# Start of GIVEN DATA

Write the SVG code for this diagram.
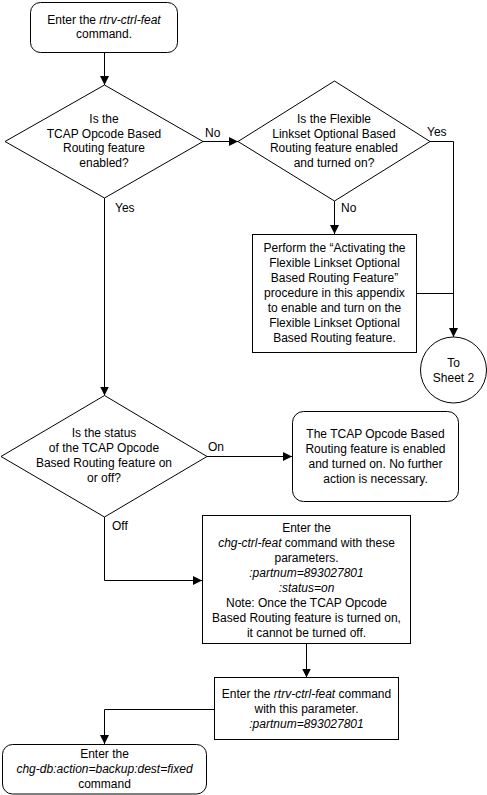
<svg xmlns="http://www.w3.org/2000/svg" width="487" height="795" viewBox="0 0 487 795">
<defs>
<style>
.s{fill:#fff;stroke:#000;stroke-width:1}
.c{fill:none;stroke:#000;stroke-width:1}
text{font-family:"Liberation Sans",Arial,sans-serif;font-size:12px;fill:#000}
.m{text-anchor:middle}
.i{font-style:italic}
</style>
<marker id="a" markerUnits="userSpaceOnUse" markerWidth="10" markerHeight="10" refX="9" refY="4.5" orient="auto">
<path d="M0,0 L9,4.5 L0,9 z" fill="#000"/>
</marker>
</defs>
<rect width="487" height="795" fill="#fff"/>
<g id="connectors">
<path class="c" d="M104.5,52 V85" marker-end="url(#a)"/>
<path class="c" d="M203,141.5 H238" marker-end="url(#a)"/>
<path class="c" d="M430,141.5 H453.5 V337" marker-end="url(#a)"/>
<path class="c" d="M334.5,201 V234" marker-end="url(#a)"/>
<path class="c" d="M416,293.5 H453.5"/>
<path class="c" d="M104.5,198 V395.5" marker-end="url(#a)"/>
<path class="c" d="M207,456.5 H292" marker-end="url(#a)"/>
<path class="c" d="M104.5,517 V580.5 H202" marker-end="url(#a)"/>
<path class="c" d="M306.5,644 V677.5" marker-end="url(#a)"/>
<path class="c" d="M214,709.5 H104.5 V744" marker-end="url(#a)"/>
<text x="205" y="137">No</text>
<text x="427" y="136">Yes</text>
<text x="341" y="212">No</text>
<text x="115" y="212">Yes</text>
<text x="208" y="451">On</text>
<text x="112" y="530">Off</text>
</g>
<g id="start">
<rect class="s" x="30.5" y="2.5" width="147" height="50" rx="10"/>
<text class="m" x="104" y="23.5">Enter the <tspan class="i">rtrv-ctrl-feat</tspan></text>
<text class="m" x="104" y="38">command.</text>
</g>
<g id="d1">
<path class="s" d="M104.5,85 L203,141.5 L104.5,198 L5,141.5 Z"/>
<text class="m" x="104" y="122.8">Is the</text>
<text class="m" x="104" y="137.5">TCAP Opcode Based</text>
<text class="m" x="104" y="152.3">Routing feature</text>
<text class="m" x="104" y="167">enabled?</text>
</g>
<g id="d2">
<path class="s" d="M334.5,81 L430,141.5 L334.5,201 L238,141.5 Z"/>
<text class="m" x="334" y="122.8">Is the Flexible</text>
<text class="m" x="334" y="137.5">Linkset Optional Based</text>
<text class="m" x="334" y="152.3">Routing feature enabled</text>
<text class="m" x="334" y="167">and turned on?</text>
</g>
<g id="box2">
<rect class="s" x="252.5" y="234.5" width="164" height="118"/>
<text class="m" x="334.5" y="252">Perform the “Activating the</text>
<text class="m" x="334.5" y="267">Flexible Linkset Optional</text>
<text class="m" x="334.5" y="282">Based Routing Feature”</text>
<text class="m" x="334.5" y="297">procedure in this appendix</text>
<text class="m" x="334.5" y="312">to enable and turn on the</text>
<text class="m" x="334.5" y="327">Flexible Linkset Optional</text>
<text class="m" x="334.5" y="342">Based Routing feature.</text>
</g>
<g id="sheet2">
<circle class="s" cx="453.5" cy="370" r="33"/>
<text class="m" x="453.5" y="367">To</text>
<text class="m" x="453.5" y="382">Sheet 2</text>
</g>
<g id="d3">
<path class="s" d="M104.5,395.5 L207,456.5 L104.5,517 L1,456.5 Z"/>
<text class="m" x="104" y="437">Is the status</text>
<text class="m" x="104" y="452">of the TCAP Opcode</text>
<text class="m" x="104" y="467">Based Routing feature on</text>
<text class="m" x="104" y="482">or off?</text>
</g>
<g id="box3">
<rect class="s" x="292.5" y="411.5" width="166" height="90" rx="11"/>
<text class="m" x="375.5" y="438">The TCAP Opcode Based</text>
<text class="m" x="375.5" y="453">Routing feature is enabled</text>
<text class="m" x="375.5" y="468">and turned on. No further</text>
<text class="m" x="375.5" y="483">action is necessary.</text>
</g>
<g id="box4">
<rect class="s" x="202.5" y="515.5" width="208" height="128"/>
<text class="m" x="306.5" y="532">Enter the</text>
<text class="m" x="306.5" y="547"><tspan class="i">chg-ctrl-feat</tspan> command with these</text>
<text class="m" x="306.5" y="562">parameters.</text>
<text class="m i" x="306.5" y="577">:partnum=893027801</text>
<text class="m i" x="306.5" y="592">:status=on</text>
<text class="m" x="306.5" y="607">Note: Once the TCAP Opcode</text>
<text class="m" x="306.5" y="622">Based Routing feature is turned on,</text>
<text class="m" x="306.5" y="637">it cannot be turned off.</text>
</g>
<g id="box5">
<rect class="s" x="214.5" y="677.5" width="184" height="62"/>
<text class="m" x="306.5" y="698">Enter the <tspan class="i">rtrv-ctrl-feat</tspan> command</text>
<text class="m" x="306.5" y="713">with this parameter.</text>
<text class="m i" x="306.5" y="728">:partnum=893027801</text>
</g>
<g id="box6">
<rect class="s" x="2.5" y="744.5" width="204" height="49.5" rx="10"/>
<text class="m" x="104.5" y="758">Enter the</text>
<text class="m i" x="104.5" y="773">chg-db:action=backup:dest=fixed</text>
<text class="m" x="104.5" y="788">command</text>
</g>
</svg>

# End of GIVEN DATA

## WORK TO BE COMPLETED
Make an exact copy of the data above, pictures excluded.

## REPLY TO THE EXERCISE
Write the SVG code for this diagram.
<svg xmlns="http://www.w3.org/2000/svg" width="487" height="795" viewBox="0 0 487 795">
<defs>
<style>
.s{fill:#fff;stroke:#000;stroke-width:1}
.c{fill:none;stroke:#000;stroke-width:1}
text{font-family:"Liberation Sans",Arial,sans-serif;font-size:12px;fill:#000}
.m{text-anchor:middle}
.i{font-style:italic}
</style>
<marker id="a" markerUnits="userSpaceOnUse" markerWidth="10" markerHeight="10" refX="9" refY="4.5" orient="auto">
<path d="M0,0 L9,4.5 L0,9 z" fill="#000"/>
</marker>
</defs>
<rect width="487" height="795" fill="#fff"/>
<g id="connectors">
<path class="c" d="M104.5,52 V85" marker-end="url(#a)"/>
<path class="c" d="M203,141.5 H238" marker-end="url(#a)"/>
<path class="c" d="M430,141.5 H453.5 V337" marker-end="url(#a)"/>
<path class="c" d="M334.5,201 V234" marker-end="url(#a)"/>
<path class="c" d="M416,293.5 H453.5"/>
<path class="c" d="M104.5,198 V395.5" marker-end="url(#a)"/>
<path class="c" d="M207,456.5 H292" marker-end="url(#a)"/>
<path class="c" d="M104.5,517 V580.5 H202" marker-end="url(#a)"/>
<path class="c" d="M306.5,644 V677.5" marker-end="url(#a)"/>
<path class="c" d="M214,709.5 H104.5 V744" marker-end="url(#a)"/>
<text x="205" y="137">No</text>
<text x="427" y="136">Yes</text>
<text x="341" y="212">No</text>
<text x="115" y="212">Yes</text>
<text x="208" y="451">On</text>
<text x="112" y="530">Off</text>
</g>
<g id="start">
<rect class="s" x="30.5" y="2.5" width="147" height="50" rx="10"/>
<text class="m" x="104" y="23.5">Enter the <tspan class="i">rtrv-ctrl-feat</tspan></text>
<text class="m" x="104" y="38">command.</text>
</g>
<g id="d1">
<path class="s" d="M104.5,85 L203,141.5 L104.5,198 L5,141.5 Z"/>
<text class="m" x="104" y="122.8">Is the</text>
<text class="m" x="104" y="137.5">TCAP Opcode Based</text>
<text class="m" x="104" y="152.3">Routing feature</text>
<text class="m" x="104" y="167">enabled?</text>
</g>
<g id="d2">
<path class="s" d="M334.5,81 L430,141.5 L334.5,201 L238,141.5 Z"/>
<text class="m" x="334" y="122.8">Is the Flexible</text>
<text class="m" x="334" y="137.5">Linkset Optional Based</text>
<text class="m" x="334" y="152.3">Routing feature enabled</text>
<text class="m" x="334" y="167">and turned on?</text>
</g>
<g id="box2">
<rect class="s" x="252.5" y="234.5" width="164" height="118"/>
<text class="m" x="334.5" y="252">Perform the “Activating the</text>
<text class="m" x="334.5" y="267">Flexible Linkset Optional</text>
<text class="m" x="334.5" y="282">Based Routing Feature”</text>
<text class="m" x="334.5" y="297">procedure in this appendix</text>
<text class="m" x="334.5" y="312">to enable and turn on the</text>
<text class="m" x="334.5" y="327">Flexible Linkset Optional</text>
<text class="m" x="334.5" y="342">Based Routing feature.</text>
</g>
<g id="sheet2">
<circle class="s" cx="453.5" cy="370" r="33"/>
<text class="m" x="453.5" y="367">To</text>
<text class="m" x="453.5" y="382">Sheet 2</text>
</g>
<g id="d3">
<path class="s" d="M104.5,395.5 L207,456.5 L104.5,517 L1,456.5 Z"/>
<text class="m" x="104" y="437">Is the status</text>
<text class="m" x="104" y="452">of the TCAP Opcode</text>
<text class="m" x="104" y="467">Based Routing feature on</text>
<text class="m" x="104" y="482">or off?</text>
</g>
<g id="box3">
<rect class="s" x="292.5" y="411.5" width="166" height="90" rx="11"/>
<text class="m" x="375.5" y="438">The TCAP Opcode Based</text>
<text class="m" x="375.5" y="453">Routing feature is enabled</text>
<text class="m" x="375.5" y="468">and turned on. No further</text>
<text class="m" x="375.5" y="483">action is necessary.</text>
</g>
<g id="box4">
<rect class="s" x="202.5" y="515.5" width="208" height="128"/>
<text class="m" x="306.5" y="532">Enter the</text>
<text class="m" x="306.5" y="547"><tspan class="i">chg-ctrl-feat</tspan> command with these</text>
<text class="m" x="306.5" y="562">parameters.</text>
<text class="m i" x="306.5" y="577">:partnum=893027801</text>
<text class="m i" x="306.5" y="592">:status=on</text>
<text class="m" x="306.5" y="607">Note: Once the TCAP Opcode</text>
<text class="m" x="306.5" y="622">Based Routing feature is turned on,</text>
<text class="m" x="306.5" y="637">it cannot be turned off.</text>
</g>
<g id="box5">
<rect class="s" x="214.5" y="677.5" width="184" height="62"/>
<text class="m" x="306.5" y="698">Enter the <tspan class="i">rtrv-ctrl-feat</tspan> command</text>
<text class="m" x="306.5" y="713">with this parameter.</text>
<text class="m i" x="306.5" y="728">:partnum=893027801</text>
</g>
<g id="box6">
<rect class="s" x="2.5" y="744.5" width="204" height="49.5" rx="10"/>
<text class="m" x="104.5" y="758">Enter the</text>
<text class="m i" x="104.5" y="773">chg-db:action=backup:dest=fixed</text>
<text class="m" x="104.5" y="788">command</text>
</g>
</svg>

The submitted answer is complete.